Магией – не в романтически-невинном смысле (как дамы говорят: "Ах, это магия театра!"), а в прямом и буквальном, то есть вызывая и заклиная духов, используя свойства стихий и воздействуя на мозг зрителя, занимаются режиссеры значительные, сложные, известные. Огонь и воду приручает Някрошюс ("Гамлет"), одну воду – Яновская ("Гроза") и Додин ("Пьеса без названия"). Игры с водой и огнем этим режиссерам важнее пьесы, важнее актеров – потому, что сценические ритуалы поклонения стихиям обеспечивают своим устроителям некий уровень благосклонности жизни. Они могут абсолютно этого не понимать и утверждать, что просто таков их творческий мир. Но человек никогда не выдерживал полной свободы и к кому-нибудь да прибегал. То, что многие режиссеры прибегают к миру "срединных духов", которые, в общем, не злы и не добры, еще куда ни шло. Бывают и прямые заигрывания с бесами…

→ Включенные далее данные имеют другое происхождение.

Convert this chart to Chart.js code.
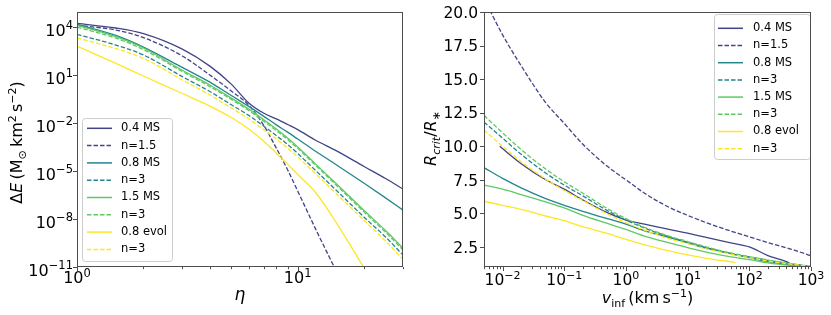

Вряд ли кто будет спорить, что в спектаклях Эфроса и Васильева вполне обычные, даже средние и дотоле неприметные актеры преображались, вырастали, укрупнялись, начинали сиять и переливаться. Это главный и верный признак высокого Служения театру, а не бессмысленного самоутверждения на ровном месте. Режиссура должна быть самосознанием и самоусовершенствованием актера. Она так и начиналась. Она только так и может продолжаться. Возьмем для примера Марка Захарова. Были у него актерские открытия? Конечно. Евгений Леонов и Инна Чурикова в "Иванове" и "Оптимистической трагедии", Татьяна Догилева в "Жестоких играх", Николай Караченцов в "Тиле". А что теперь? Догилеву вытеснила Александра Захарова, актриса не вовсе бездарная, но очень узкого диапазона и обаяния, насильно сделанная любящим отцом героиней, Чурикова все та же, Караченцов держится ровно, без взлетов, на приличном, но довольно скучном среднем уровне, новые приобретения – Александр Лазарев-младший и Амалия Мордвинова – ничем еще не потрясли и не удивили, кроме раннего профессионализма (словом "профессионализм" у нас обычно называют полную холодность, способность к мимикрии и отсутствие нервной подвижности). Разве что Александр Абдулов, как говорили раньше в актерской среде, играл, играл и – научился. Значит, то, что было в Марке Захарове настоящего, со временем заглохло или стушевалось, хотя и не исчезло вовсе… То есть даже жена не скажет столько о человеке, сколько скажут о режиссере его актеры. Я Их не боюсь, но избегаю. Наше взаимопонимание может быть частичным, локальным, временным – да и это, в общем, иллюзия. Когда Они издеваются над драматургами и актерами, я Их ненавижу. Мне неинтересна цель, с которой это все делается. Эта цель мне понятна: сплести паутину, в которой сидеть до ста лет и руководить царством теней.